Abstract

The next generation of fracture assessment procedures for nuclear reactor pressure vessels (RPVs) will combine non-linear analyses of crack front response with stochastic treatments of crack size, shape, orientation, location, material properties and thermal-pressure transients. The projected computational demands needed to support stochastic approaches with detailed 3-D, non-linear stress analyses of vessels containing defects appear well beyond current and near-term capabilities. In the interim, 2-D models become appealing to approximate certain classes of critical flaws in RPVs, and have computational demands within reach for stochastic frameworks. The present work focuses on the capability of 2-D models to provide values for the Weibull stress fracture parameter with accuracy comparable to those from very detailed 3-D models. Weibull stress approaches provide one route to connect non-linear vessel response with fracture toughness values measured using small laboratory specimens. The embedded axial flaw located in the RPV wall near the cladding-vessel interface emerges from current linear-elastic, stochastic investigations as a critical contributor to the conditional probability of initiation.
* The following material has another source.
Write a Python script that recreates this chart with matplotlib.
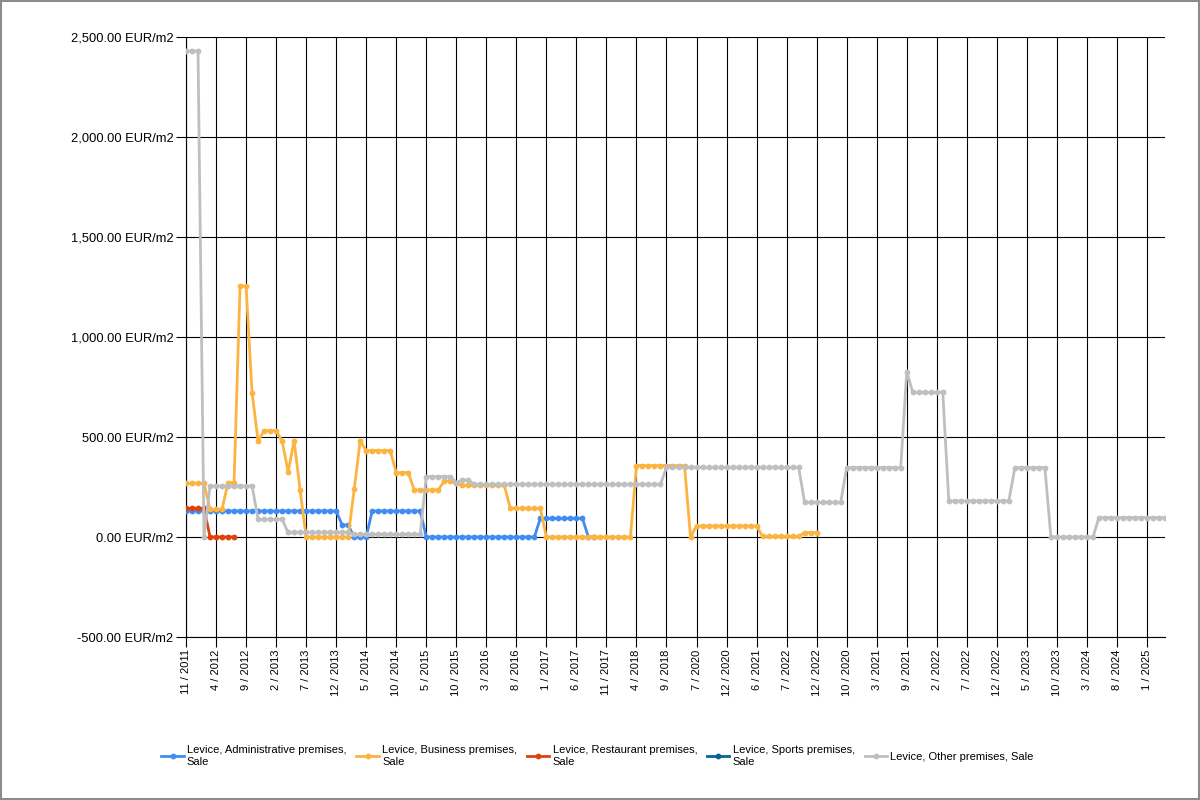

Three different types of 2-D models reflecting this configuration are subjected to a thermal-pressure transient characteristic of a critical pressurized thermal shock event. The plane-strain, 2-D models include: the modified boundary layer (MBL) model, the middle tension (M(T)) model, and the 2-D RPV model. The 2-D MBL model provides a high quality estimate for the Weibull stress but only in crack front regions with a positive T-stress. For crack front locations with low constraint ( T-stress < 0), the M(T) specimen provides very accurate Weibull stress values but only for pressure load acting alone on the RPV. For RPVs under a combined thermal-pressure transient, Weibull stresses computed from the 2-D RPV model demonstrate close agreement with those computed from the corresponding crack front locations in the 3-D RPV model having large negative T-stresses. Applications of this family of 2-D models provide Weibull stress values in excellent agreement with very detailed 3-D models while retaining practical levels of computational effort.